Code that draws figures:
>> Begin

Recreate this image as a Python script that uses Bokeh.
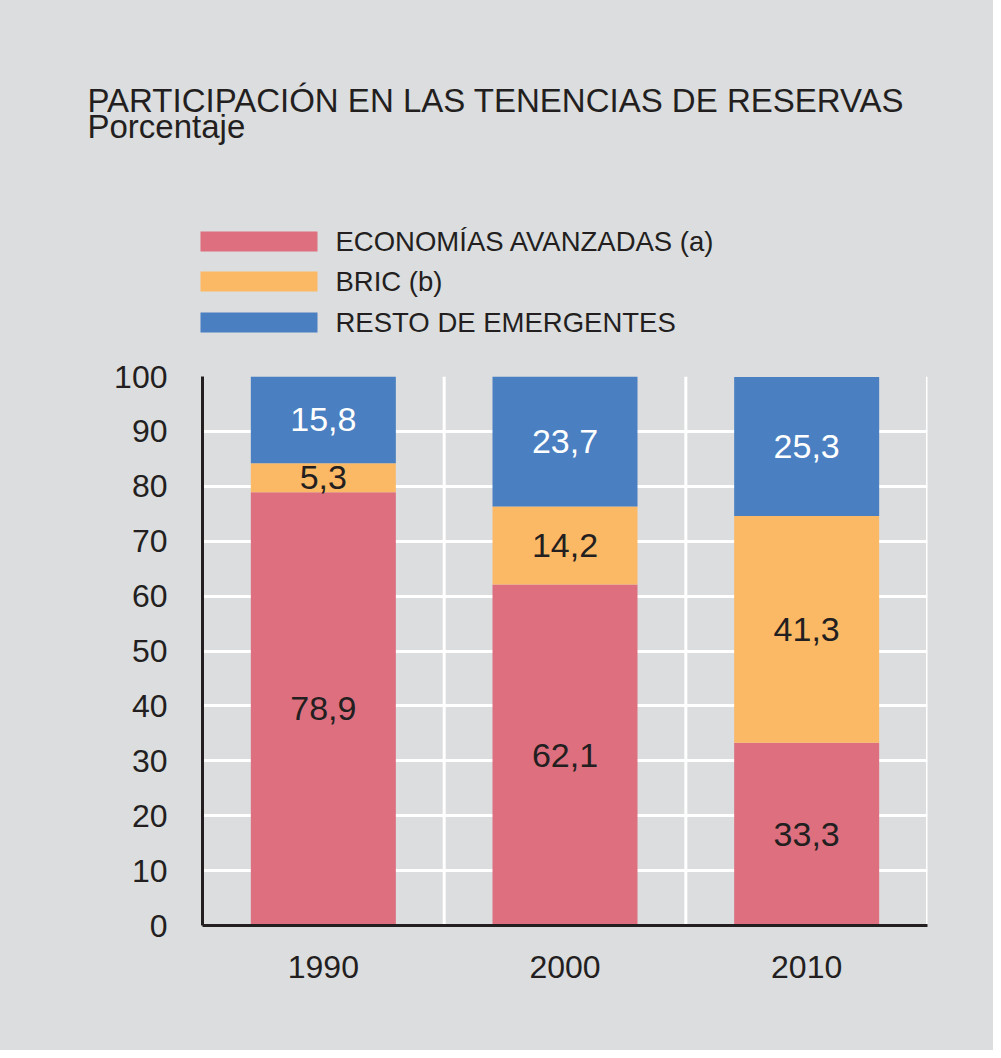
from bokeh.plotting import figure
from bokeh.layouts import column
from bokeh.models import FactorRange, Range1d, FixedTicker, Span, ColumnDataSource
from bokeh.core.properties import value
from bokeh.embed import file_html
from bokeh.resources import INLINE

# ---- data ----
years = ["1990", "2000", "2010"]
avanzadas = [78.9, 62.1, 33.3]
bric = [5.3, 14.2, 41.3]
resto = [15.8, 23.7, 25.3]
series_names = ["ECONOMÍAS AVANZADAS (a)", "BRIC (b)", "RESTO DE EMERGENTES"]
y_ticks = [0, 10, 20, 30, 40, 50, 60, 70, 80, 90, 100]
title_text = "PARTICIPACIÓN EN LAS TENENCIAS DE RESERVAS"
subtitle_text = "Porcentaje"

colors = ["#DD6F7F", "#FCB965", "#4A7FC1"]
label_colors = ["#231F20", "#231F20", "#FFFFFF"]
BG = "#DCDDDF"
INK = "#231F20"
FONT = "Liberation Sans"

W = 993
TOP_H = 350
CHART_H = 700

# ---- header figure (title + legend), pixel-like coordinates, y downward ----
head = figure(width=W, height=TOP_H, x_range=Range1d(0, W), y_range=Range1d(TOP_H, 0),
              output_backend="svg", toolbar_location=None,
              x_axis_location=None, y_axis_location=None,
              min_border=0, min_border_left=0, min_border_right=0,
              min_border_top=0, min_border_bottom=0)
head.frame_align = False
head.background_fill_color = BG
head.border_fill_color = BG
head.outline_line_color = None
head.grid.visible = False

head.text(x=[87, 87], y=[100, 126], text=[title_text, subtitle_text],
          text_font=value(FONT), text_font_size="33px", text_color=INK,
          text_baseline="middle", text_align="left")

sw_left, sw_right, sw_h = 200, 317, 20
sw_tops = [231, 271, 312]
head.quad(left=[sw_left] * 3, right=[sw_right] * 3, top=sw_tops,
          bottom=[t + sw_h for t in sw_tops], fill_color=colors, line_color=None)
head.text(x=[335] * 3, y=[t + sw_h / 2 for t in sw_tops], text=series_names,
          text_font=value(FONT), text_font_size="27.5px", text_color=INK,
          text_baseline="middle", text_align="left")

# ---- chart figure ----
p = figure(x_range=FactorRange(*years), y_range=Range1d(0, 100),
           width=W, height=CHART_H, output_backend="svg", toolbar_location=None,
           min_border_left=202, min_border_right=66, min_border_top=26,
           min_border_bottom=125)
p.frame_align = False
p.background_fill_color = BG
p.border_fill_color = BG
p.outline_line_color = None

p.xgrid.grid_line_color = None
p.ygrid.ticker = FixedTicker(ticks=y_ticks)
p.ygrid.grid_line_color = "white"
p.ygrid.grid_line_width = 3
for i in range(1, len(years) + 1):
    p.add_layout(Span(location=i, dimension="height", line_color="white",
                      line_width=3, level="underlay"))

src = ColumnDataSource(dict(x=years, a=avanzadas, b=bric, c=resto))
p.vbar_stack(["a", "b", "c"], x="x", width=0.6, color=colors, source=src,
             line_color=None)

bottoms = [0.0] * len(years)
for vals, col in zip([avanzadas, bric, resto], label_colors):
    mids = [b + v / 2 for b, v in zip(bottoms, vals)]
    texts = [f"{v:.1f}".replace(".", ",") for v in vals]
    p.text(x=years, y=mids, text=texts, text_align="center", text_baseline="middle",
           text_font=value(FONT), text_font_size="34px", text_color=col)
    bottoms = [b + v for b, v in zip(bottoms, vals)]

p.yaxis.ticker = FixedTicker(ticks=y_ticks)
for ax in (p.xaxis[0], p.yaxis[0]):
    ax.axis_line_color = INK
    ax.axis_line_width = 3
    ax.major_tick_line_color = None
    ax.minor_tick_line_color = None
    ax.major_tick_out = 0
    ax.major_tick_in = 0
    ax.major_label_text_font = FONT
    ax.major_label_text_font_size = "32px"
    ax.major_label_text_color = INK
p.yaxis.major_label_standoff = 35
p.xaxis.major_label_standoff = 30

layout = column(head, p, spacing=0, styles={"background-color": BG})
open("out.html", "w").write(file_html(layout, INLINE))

>> End
>> Begin

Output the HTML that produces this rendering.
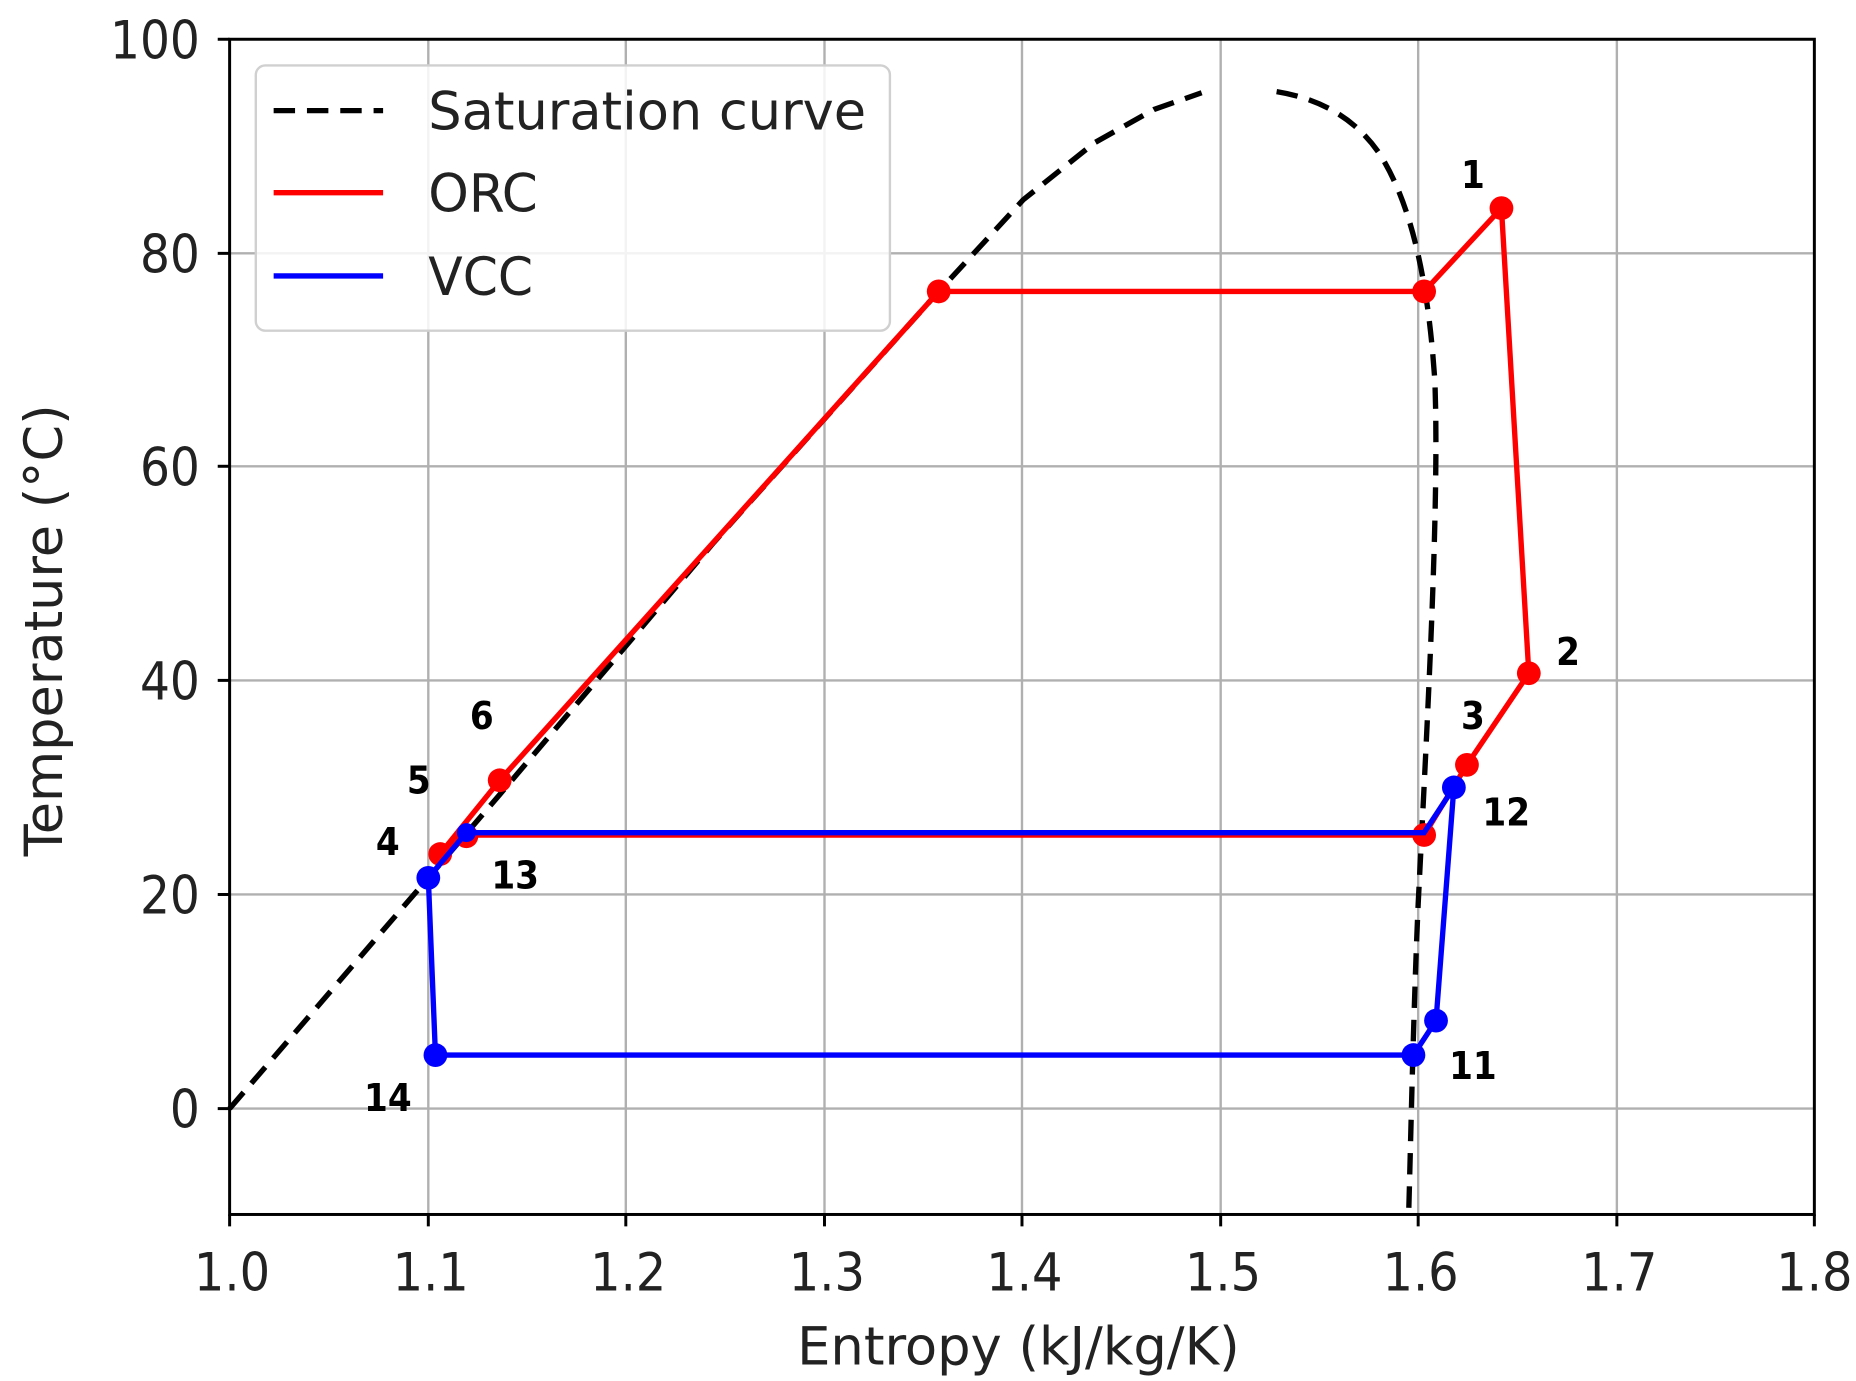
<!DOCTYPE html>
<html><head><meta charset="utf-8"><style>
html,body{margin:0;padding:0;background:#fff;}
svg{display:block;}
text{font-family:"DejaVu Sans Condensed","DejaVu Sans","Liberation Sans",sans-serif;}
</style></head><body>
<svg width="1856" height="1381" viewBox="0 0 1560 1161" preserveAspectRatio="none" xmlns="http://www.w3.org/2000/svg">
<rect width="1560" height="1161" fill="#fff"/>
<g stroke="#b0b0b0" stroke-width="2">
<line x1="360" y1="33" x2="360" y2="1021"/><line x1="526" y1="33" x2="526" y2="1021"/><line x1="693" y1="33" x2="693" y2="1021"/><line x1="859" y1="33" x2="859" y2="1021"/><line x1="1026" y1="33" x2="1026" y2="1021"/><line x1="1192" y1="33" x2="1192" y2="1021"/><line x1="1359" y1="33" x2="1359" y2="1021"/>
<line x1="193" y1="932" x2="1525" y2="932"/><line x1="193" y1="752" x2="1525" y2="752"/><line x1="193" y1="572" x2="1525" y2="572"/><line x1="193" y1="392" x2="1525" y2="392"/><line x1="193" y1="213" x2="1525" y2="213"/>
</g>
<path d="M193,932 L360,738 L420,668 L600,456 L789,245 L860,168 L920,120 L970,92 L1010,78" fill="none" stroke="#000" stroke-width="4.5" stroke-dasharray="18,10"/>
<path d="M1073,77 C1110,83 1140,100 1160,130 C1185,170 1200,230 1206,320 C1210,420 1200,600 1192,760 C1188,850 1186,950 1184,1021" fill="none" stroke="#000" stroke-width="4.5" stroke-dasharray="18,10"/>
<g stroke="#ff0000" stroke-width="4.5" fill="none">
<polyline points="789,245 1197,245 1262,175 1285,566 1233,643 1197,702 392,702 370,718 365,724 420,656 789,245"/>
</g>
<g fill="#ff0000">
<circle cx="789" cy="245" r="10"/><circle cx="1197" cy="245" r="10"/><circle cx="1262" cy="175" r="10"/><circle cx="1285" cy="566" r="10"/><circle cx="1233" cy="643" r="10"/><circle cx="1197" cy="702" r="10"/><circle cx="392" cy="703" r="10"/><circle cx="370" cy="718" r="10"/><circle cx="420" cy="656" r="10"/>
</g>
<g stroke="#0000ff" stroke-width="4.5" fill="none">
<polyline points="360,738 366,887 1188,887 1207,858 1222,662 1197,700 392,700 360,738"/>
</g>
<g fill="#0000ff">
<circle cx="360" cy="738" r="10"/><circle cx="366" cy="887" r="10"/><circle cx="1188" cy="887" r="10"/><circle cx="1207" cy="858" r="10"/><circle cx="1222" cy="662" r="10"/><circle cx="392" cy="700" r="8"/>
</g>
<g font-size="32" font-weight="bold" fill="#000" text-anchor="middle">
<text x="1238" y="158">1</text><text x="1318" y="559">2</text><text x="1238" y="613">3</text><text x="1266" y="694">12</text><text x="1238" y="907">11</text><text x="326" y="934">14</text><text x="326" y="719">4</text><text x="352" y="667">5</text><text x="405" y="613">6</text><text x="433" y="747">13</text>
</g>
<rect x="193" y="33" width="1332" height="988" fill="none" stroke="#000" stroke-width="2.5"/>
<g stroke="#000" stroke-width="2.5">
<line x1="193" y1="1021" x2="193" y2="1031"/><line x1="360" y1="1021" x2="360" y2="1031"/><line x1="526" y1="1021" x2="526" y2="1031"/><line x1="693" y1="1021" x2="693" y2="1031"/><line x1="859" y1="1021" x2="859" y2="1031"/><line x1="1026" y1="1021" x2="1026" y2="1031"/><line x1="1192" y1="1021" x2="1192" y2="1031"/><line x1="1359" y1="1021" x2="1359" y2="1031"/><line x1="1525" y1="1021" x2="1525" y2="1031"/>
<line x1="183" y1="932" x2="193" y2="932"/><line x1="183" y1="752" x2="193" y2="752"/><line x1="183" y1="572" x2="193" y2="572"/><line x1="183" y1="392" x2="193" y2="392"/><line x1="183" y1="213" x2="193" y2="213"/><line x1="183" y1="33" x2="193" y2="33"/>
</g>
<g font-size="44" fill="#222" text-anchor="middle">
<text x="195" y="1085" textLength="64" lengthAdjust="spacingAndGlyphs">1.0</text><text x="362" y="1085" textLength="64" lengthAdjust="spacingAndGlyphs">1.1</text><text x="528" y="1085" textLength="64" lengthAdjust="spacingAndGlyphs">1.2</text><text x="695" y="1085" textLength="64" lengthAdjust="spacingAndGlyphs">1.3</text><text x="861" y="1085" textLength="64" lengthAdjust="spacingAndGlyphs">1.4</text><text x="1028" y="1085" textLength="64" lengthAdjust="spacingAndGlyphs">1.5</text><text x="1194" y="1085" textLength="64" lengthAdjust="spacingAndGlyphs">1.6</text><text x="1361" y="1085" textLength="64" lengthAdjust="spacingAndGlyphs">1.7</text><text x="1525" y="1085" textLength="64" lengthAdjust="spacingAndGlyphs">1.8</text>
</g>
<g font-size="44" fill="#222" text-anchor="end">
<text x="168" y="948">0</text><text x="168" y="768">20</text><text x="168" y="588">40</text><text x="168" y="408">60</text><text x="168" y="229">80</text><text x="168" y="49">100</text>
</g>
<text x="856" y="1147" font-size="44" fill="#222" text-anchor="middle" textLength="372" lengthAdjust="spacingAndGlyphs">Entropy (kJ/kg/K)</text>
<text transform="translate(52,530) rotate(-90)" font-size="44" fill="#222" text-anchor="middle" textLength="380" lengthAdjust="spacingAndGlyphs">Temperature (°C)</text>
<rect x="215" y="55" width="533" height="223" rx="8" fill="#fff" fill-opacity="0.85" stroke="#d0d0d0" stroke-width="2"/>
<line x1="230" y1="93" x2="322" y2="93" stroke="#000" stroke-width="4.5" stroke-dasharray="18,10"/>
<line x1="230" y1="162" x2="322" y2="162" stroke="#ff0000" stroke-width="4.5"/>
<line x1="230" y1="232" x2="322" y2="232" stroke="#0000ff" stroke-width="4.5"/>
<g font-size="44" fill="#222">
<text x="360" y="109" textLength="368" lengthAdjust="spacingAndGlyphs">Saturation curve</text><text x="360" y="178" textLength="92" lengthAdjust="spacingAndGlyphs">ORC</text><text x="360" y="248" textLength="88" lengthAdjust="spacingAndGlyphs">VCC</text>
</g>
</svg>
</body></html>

>> End

Work instructions
Transcribe, leaving out pictures, each line from the one containing "Recreate this image" through the one containing "from bokeh.resources import INLINE".

Task output
Recreate this image as a Python script that uses Bokeh.
from bokeh.plotting import figure
from bokeh.layouts import column
from bokeh.models import FactorRange, Range1d, FixedTicker, Span, ColumnDataSource
from bokeh.core.properties import value
from bokeh.embed import file_html
from bokeh.resources import INLINE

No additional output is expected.